Transcribe all of the material exactly, except for its pictures.

* **DATASET CONTENT**
• • • • •
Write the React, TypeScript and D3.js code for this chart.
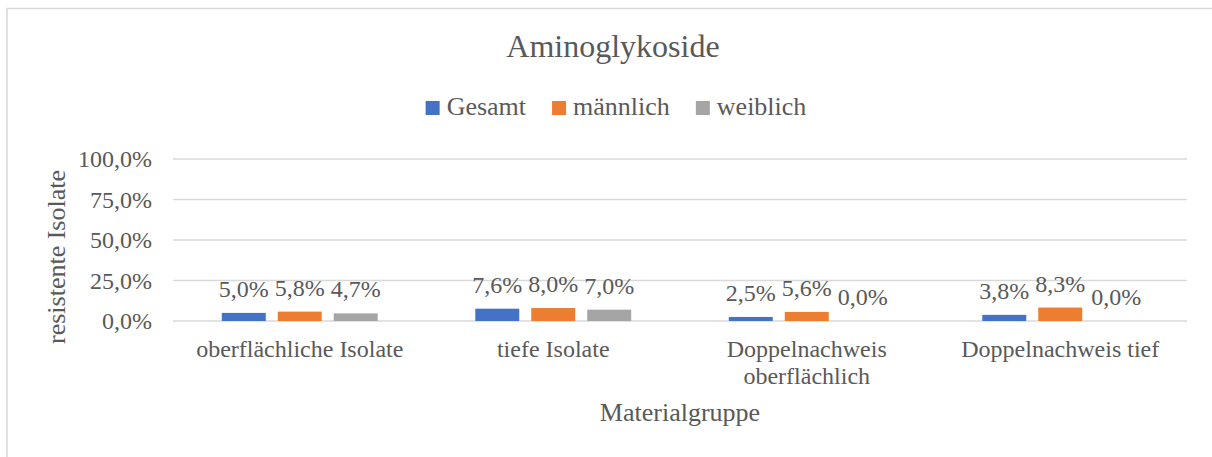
import React, { useEffect, useRef } from 'react';
import * as d3 from 'd3';

const categories = ['oberflächliche Isolate', 'tiefe Isolate', 'Doppelnachweis oberflächlich', 'Doppelnachweis tief'];
const seriesNames = ['Gesamt', 'männlich', 'weiblich'];
const gesamt = [5.0, 7.6, 2.5, 3.8];
const maennlich = [5.8, 8.0, 5.6, 8.3];
const weiblich = [4.7, 7.0, 0.0, 0.0];
const yTicks = [0, 25, 50, 75, 100];
const colors = ['#4472C4', '#ED7D31', '#A5A5A5'];

const fmt = (v: number) => v.toFixed(1).replace('.', ',') + '%';

function drawChart(svgRoot: SVGSVGElement) {
    const svg = d3.select(svgRoot);
    svg.selectChildren().remove();

    const width = 1212;
    const height = 457;
    const plot = { left: 173, right: 1187, top: 159, bottom: 321 };
    const textColor = '#595959';
    const font = '"Liberation Serif", "Times New Roman", serif';

    svg.attr('width', width).attr('height', height).style('font-family', font);

    // chart frame, clipped on right and bottom like the original
    svg.append('rect')
        .attr('x', 7).attr('y', 8.5)
        .attr('width', 1230).attr('height', 480)
        .attr('fill', '#fff')
        .attr('stroke', '#d9d9d9')
        .attr('stroke-width', 1.5);

    const x = d3.scaleBand<string>().domain(categories).range([plot.left, plot.right]);
    const y = d3.scaleLinear().domain([0, 100]).range([plot.bottom, plot.top]);

    const groupW = x.bandwidth() * 0.615;
    const xs = d3.scaleBand<string>().domain(seriesNames).range([-groupW / 2, groupW / 2]).paddingInner(12 / 56);

    // gridlines
    svg.append('g')
        .selectAll('line')
        .data(yTicks)
        .join('line')
        .attr('x1', plot.left).attr('x2', plot.right)
        .attr('y1', (d) => y(d)).attr('y2', (d) => y(d))
        .attr('stroke', '#d9d9d9')
        .attr('stroke-width', 1.5);

    // y tick labels
    svg.append('g')
        .selectAll('text')
        .data(yTicks)
        .join('text')
        .attr('x', 152)
        .attr('y', (d) => y(d))
        .attr('dy', '0.35em')
        .attr('text-anchor', 'end')
        .attr('font-size', 24)
        .attr('fill', textColor)
        .text((d) => fmt(d));

    const series = [gesamt, maennlich, weiblich];
    const bars = series.flatMap((vals, si) => vals.map((v, ci) => ({ v, ci, si })));

    const cx = (d: { ci: number; si: number }) => (x(categories[d.ci]) ?? 0) + x.bandwidth() / 2 + (xs(seriesNames[d.si]) ?? 0);

    svg.append('g')
        .selectAll('rect')
        .data(bars)
        .join('rect')
        .attr('x', (d) => cx(d))
        .attr('y', (d) => y(d.v))
        .attr('width', xs.bandwidth())
        .attr('height', (d) => y(0) - y(d.v))
        .attr('fill', (d) => colors[d.si]);

    // data labels
    svg.append('g')
        .selectAll('text')
        .data(bars)
        .join('text')
        .attr('x', (d) => cx(d) + xs.bandwidth() / 2)
        .attr('y', (d) => y(d.v) - 16)
        .attr('text-anchor', 'middle')
        .attr('font-size', 24)
        .attr('fill', textColor)
        .text((d) => fmt(d.v));

    // category labels, wrapped to the band width
    const catG = svg.append('g');
    categories.forEach((c) => {
        const t = catG.append('text')
            .attr('x', (x(c) ?? 0) + x.bandwidth() / 2)
            .attr('y', 357)
            .attr('text-anchor', 'middle')
            .attr('font-size', 24)
            .attr('fill', textColor);
        const words = c.split(' ');
        let line: string[] = [];
        let lineNo = 0;
        let tspan = t.append('tspan').attr('x', (x(c) ?? 0) + x.bandwidth() / 2).attr('y', 357);
        words.forEach((w) => {
            line.push(w);
            tspan.text(line.join(' '));
            const node = tspan.node();
            if (node && node.getComputedTextLength() > x.bandwidth() - 10 && line.length > 1) {
                line.pop();
                tspan.text(line.join(' '));
                line = [w];
                lineNo++;
                tspan = t.append('tspan')
                    .attr('x', (x(c) ?? 0) + x.bandwidth() / 2)
                    .attr('y', 357 + lineNo * 27)
                    .text(w);
            }
        });
    });

    // axis titles
    svg.append('text')
        .attr('x', (plot.left + plot.right) / 2)
        .attr('y', 421)
        .attr('text-anchor', 'middle')
        .attr('font-size', 26)
        .attr('fill', textColor)
        .text('Materialgruppe');

    svg.append('text')
        .attr('transform', 'translate(65,257) rotate(-90)')
        .attr('text-anchor', 'middle')
        .attr('font-size', 26)
        .attr('fill', textColor)
        .text('resistente Isolate');

    // title
    svg.append('text')
        .attr('x', 613)
        .attr('y', 57)
        .attr('text-anchor', 'middle')
        .attr('font-size', 32)
        .attr('fill', textColor)
        .text('Aminoglykoside');

    // legend
    const legend = svg.append('g');
    const items = seriesNames.map((name, i) => {
        const g = legend.append('g');
        g.append('rect')
            .attr('x', 0).attr('y', 101)
            .attr('width', 14).attr('height', 14)
            .attr('fill', colors[i]);
        const t = g.append('text')
            .attr('x', 21).attr('y', 115)
            .attr('font-size', 26)
            .attr('fill', textColor)
            .text(name);
        const w = 21 + (t.node()?.getComputedTextLength() ?? 0);
        return { g, w };
    });
    const gap = 26;
    const total = d3.sum(items, (d) => d.w) + gap * (items.length - 1);
    let lx = 616 - total / 2;
    items.forEach((it) => {
        it.g.attr('transform', `translate(${lx},0)`);
        lx += it.w + gap;
    });
}

export default function App() {
    const svgRef = useRef<SVGSVGElement>(null);

    useEffect(() => {
        svgRef.current && drawChart(svgRef.current);
    }, []);

    return (
        <svg ref={svgRef} style={{ position: 'absolute', left: 0, top: 0, display: 'block' }}>
        </svg>
    );
}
• • • • •
* **EXPECTED ANSWER**
Write the React, TypeScript and D3.js code for this chart.
import React, { useEffect, useRef } from 'react';
import * as d3 from 'd3';

const categories = ['oberflächliche Isolate', 'tiefe Isolate', 'Doppelnachweis oberflächlich', 'Doppelnachweis tief'];
const seriesNames = ['Gesamt', 'männlich', 'weiblich'];
const gesamt = [5.0, 7.6, 2.5, 3.8];
const maennlich = [5.8, 8.0, 5.6, 8.3];
const weiblich = [4.7, 7.0, 0.0, 0.0];
const yTicks = [0, 25, 50, 75, 100];
const colors = ['#4472C4', '#ED7D31', '#A5A5A5'];

const fmt = (v: number) => v.toFixed(1).replace('.', ',') + '%';

function drawChart(svgRoot: SVGSVGElement) {
    const svg = d3.select(svgRoot);
    svg.selectChildren().remove();

    const width = 1212;
    const height = 457;
    const plot = { left: 173, right: 1187, top: 159, bottom: 321 };
    const textColor = '#595959';
    const font = '"Liberation Serif", "Times New Roman", serif';

    svg.attr('width', width).attr('height', height).style('font-family', font);

    // chart frame, clipped on right and bottom like the original
    svg.append('rect')
        .attr('x', 7).attr('y', 8.5)
        .attr('width', 1230).attr('height', 480)
        .attr('fill', '#fff')
        .attr('stroke', '#d9d9d9')
        .attr('stroke-width', 1.5);

    const x = d3.scaleBand<string>().domain(categories).range([plot.left, plot.right]);
    const y = d3.scaleLinear().domain([0, 100]).range([plot.bottom, plot.top]);

    const groupW = x.bandwidth() * 0.615;
    const xs = d3.scaleBand<string>().domain(seriesNames).range([-groupW / 2, groupW / 2]).paddingInner(12 / 56);

    // gridlines
    svg.append('g')
        .selectAll('line')
        .data(yTicks)
        .join('line')
        .attr('x1', plot.left).attr('x2', plot.right)
        .attr('y1', (d) => y(d)).attr('y2', (d) => y(d))
        .attr('stroke', '#d9d9d9')
        .attr('stroke-width', 1.5);

    // y tick labels
    svg.append('g')
        .selectAll('text')
        .data(yTicks)
        .join('text')
        .attr('x', 152)
        .attr('y', (d) => y(d))
        .attr('dy', '0.35em')
        .attr('text-anchor', 'end')
        .attr('font-size', 24)
        .attr('fill', textColor)
        .text((d) => fmt(d));

    const series = [gesamt, maennlich, weiblich];
    const bars = series.flatMap((vals, si) => vals.map((v, ci) => ({ v, ci, si })));

    const cx = (d: { ci: number; si: number }) => (x(categories[d.ci]) ?? 0) + x.bandwidth() / 2 + (xs(seriesNames[d.si]) ?? 0);

    svg.append('g')
        .selectAll('rect')
        .data(bars)
        .join('rect')
        .attr('x', (d) => cx(d))
        .attr('y', (d) => y(d.v))
        .attr('width', xs.bandwidth())
        .attr('height', (d) => y(0) - y(d.v))
        .attr('fill', (d) => colors[d.si]);

    // data labels
    svg.append('g')
        .selectAll('text')
        .data(bars)
        .join('text')
        .attr('x', (d) => cx(d) + xs.bandwidth() / 2)
        .attr('y', (d) => y(d.v) - 16)
        .attr('text-anchor', 'middle')
        .attr('font-size', 24)
        .attr('fill', textColor)
        .text((d) => fmt(d.v));

    // category labels, wrapped to the band width
    const catG = svg.append('g');
    categories.forEach((c) => {
        const t = catG.append('text')
            .attr('x', (x(c) ?? 0) + x.bandwidth() / 2)
            .attr('y', 357)
            .attr('text-anchor', 'middle')
            .attr('font-size', 24)
            .attr('fill', textColor);
        const words = c.split(' ');
        let line: string[] = [];
        let lineNo = 0;
        let tspan = t.append('tspan').attr('x', (x(c) ?? 0) + x.bandwidth() / 2).attr('y', 357);
        words.forEach((w) => {
            line.push(w);
            tspan.text(line.join(' '));
            const node = tspan.node();
            if (node && node.getComputedTextLength() > x.bandwidth() - 10 && line.length > 1) {
                line.pop();
                tspan.text(line.join(' '));
                line = [w];
                lineNo++;
                tspan = t.append('tspan')
                    .attr('x', (x(c) ?? 0) + x.bandwidth() / 2)
                    .attr('y', 357 + lineNo * 27)
                    .text(w);
            }
        });
    });

    // axis titles
    svg.append('text')
        .attr('x', (plot.left + plot.right) / 2)
        .attr('y', 421)
        .attr('text-anchor', 'middle')
        .attr('font-size', 26)
        .attr('fill', textColor)
        .text('Materialgruppe');

    svg.append('text')
        .attr('transform', 'translate(65,257) rotate(-90)')
        .attr('text-anchor', 'middle')
        .attr('font-size', 26)
        .attr('fill', textColor)
        .text('resistente Isolate');

    // title
    svg.append('text')
        .attr('x', 613)
        .attr('y', 57)
        .attr('text-anchor', 'middle')
        .attr('font-size', 32)
        .attr('fill', textColor)
        .text('Aminoglykoside');

    // legend
    const legend = svg.append('g');
    const items = seriesNames.map((name, i) => {
        const g = legend.append('g');
        g.append('rect')
            .attr('x', 0).attr('y', 101)
            .attr('width', 14).attr('height', 14)
            .attr('fill', colors[i]);
        const t = g.append('text')
            .attr('x', 21).attr('y', 115)
            .attr('font-size', 26)
            .attr('fill', textColor)
            .text(name);
        const w = 21 + (t.node()?.getComputedTextLength() ?? 0);
        return { g, w };
    });
    const gap = 26;
    const total = d3.sum(items, (d) => d.w) + gap * (items.length - 1);
    let lx = 616 - total / 2;
    items.forEach((it) => {
        it.g.attr('transform', `translate(${lx},0)`);
        lx += it.w + gap;
    });
}

export default function App() {
    const svgRef = useRef<SVGSVGElement>(null);

    useEffect(() => {
        svgRef.current && drawChart(svgRef.current);
    }, []);

    return (
        <svg ref={svgRef} style={{ position: 'absolute', left: 0, top: 0, display: 'block' }}>
        </svg>
    );
}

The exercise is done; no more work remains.